Michael Podberesky: Yes, and let’s take the hospice context, just because as an example, just because someone lives longer than six months, doesn’t mean the certification was false, right? The many certifications are inherently speculative individuals making considered professional judgment with the best information they had at the time, that ought to be protected. And certifying officials should be confident in those decisions, so long as they are making reasoned judgments for the right for the right reasons, if you will, and the materiality and the knowledge of the False Claims Act will serve to protect officials who are acting in good faith. That said, there is a varying standard, and at least in the 11th circuit, particularly in the hospice context, there may be requirement to approve an objective falsity, which is a higher threshold for plaintiffs for the government or a whistleblower to overcome.

Tom Temin: Yes, because in other medical settings, there are obvious fraud claims. From time to time someone says they’re incapacitated and can’t walk and someone sees them out in the parking lot pulling off the neck brace and reaching for the golf clubs and hopping around. This kind of thing happens in disability claims. That’s a totally different situation.
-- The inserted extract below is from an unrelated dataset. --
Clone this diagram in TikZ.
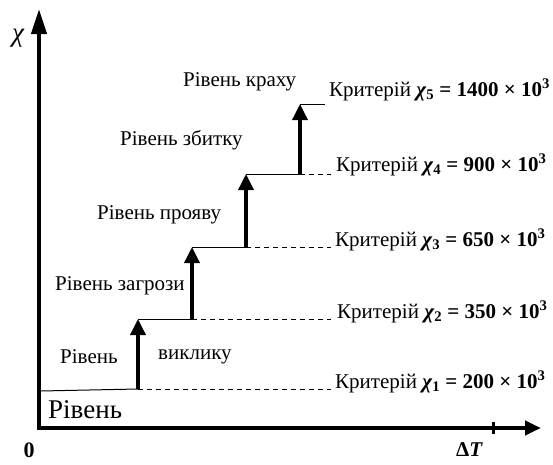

Michael Podberesky: That’s correct. Even in the Eleventh circuit, that would clearly be an objective. Also, if someone says they can’t walk and then there’s video evidence of them running a marathon, that’s an objective little statement and will still be actionable.

Tom Temin: Bottom line then, advice is to just be vigilant and make sure your compliance people check with the way you state certifications.

Michael Podberesky: That’s exactly right. The government takes certifications very seriously. It relies on those certifications when making a determination whether to pay an invoice and it expects that the certifying officials are exercising, reasoned, good faith judgment. That doesn’t mean it expects them to be perfect and always 100% correct. But it expects the process to be a valid defensible one. So no matter what circuit or jurisdiction a company is in, they ought to have a robust compliance program that focuses particular attention on certifications and the process they were created. The government does not view certifications the way you and I might view signing a credit card receipt after we buy our lunch at the office. They view those certifications very seriously and they rely on them and they expect the company making those certifications to invest appropriate time and good faith effort in.

Tom Temin: Attorney Michael Podberesky is a partner at McGuireWoods. Thanks so much for joining me.

Michael Podberesky: Thanks again for having me.